Thursday, June 20, 2013
The government works to de-classify old secrets.
Let's face it, what was a big deal then just doesn't have any need for secrecy now. The problem is that it takes time to read and decide if it is time to de-classify once important secrets. It only takes the whack of a rubber stamp to create a new one.
The 70 staffers of the National Declassification Center are charged with deciding – anonymously and quietly – which of the nation’s old secrets can be laid bare for the world to see.And let's face it, how important can your work be if it isn't at least Secret. And the fewer eyes that can see it, the more important you must be, so if it's not Top Secret it doesn't leave the office.
They have a backlog of hundreds of millions of pages marked for possible declassification, and they’re able to release those that don’t reveal information about weapons of mass destruction, harm diplomatic relations or threaten the safety of the president of the United States. But no one believes they’ll be able to make a year-end deadline set by President Barack Obama. And in the meantime, the government is classifying even more secrets.
After three and half years, just 70 million pages have been released, including the Pentagon Papers and a World War I-era recipe for secret ink. Another 45 million pages have been kept classified. The rest have yet to be fully processed. (Because the material is more than 25 years old, it’s paper and not the disks, microfilm and emails that came later.)

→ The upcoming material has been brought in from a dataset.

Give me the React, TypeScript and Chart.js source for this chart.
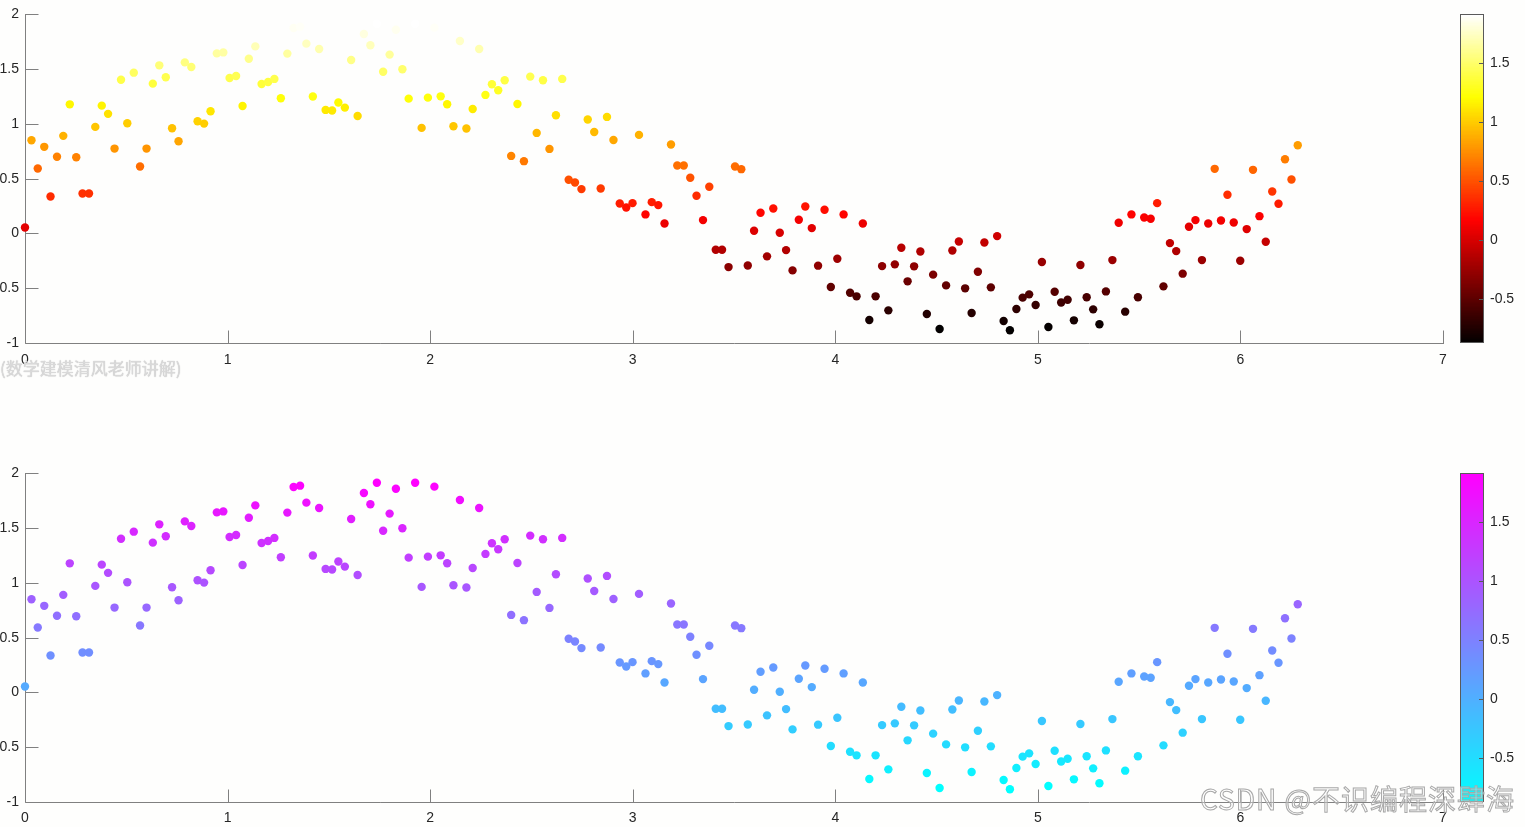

“It’s not going to happen,” said Steven Aftergood, who directs the Federation of American Scientists Project on Government Secrecy, and is an expert on – and prominent critic of – government secrecy. “That should be a signal to everyone that the system is broken. Not even the president can make it work.”
Meanwhile, the government can’t keep up with the ever-escalating onslaught of classified documents, which are accumulating faster than ever before because of the growing bureaucracy, switch to electronic data and a prevailing culture of secrecy.
Each day, federal agencies spend more time, money and effort classifying documents than declassifying them.
In fiscal year 2011, about 2,400 employees classified documents and only hundreds declassified them.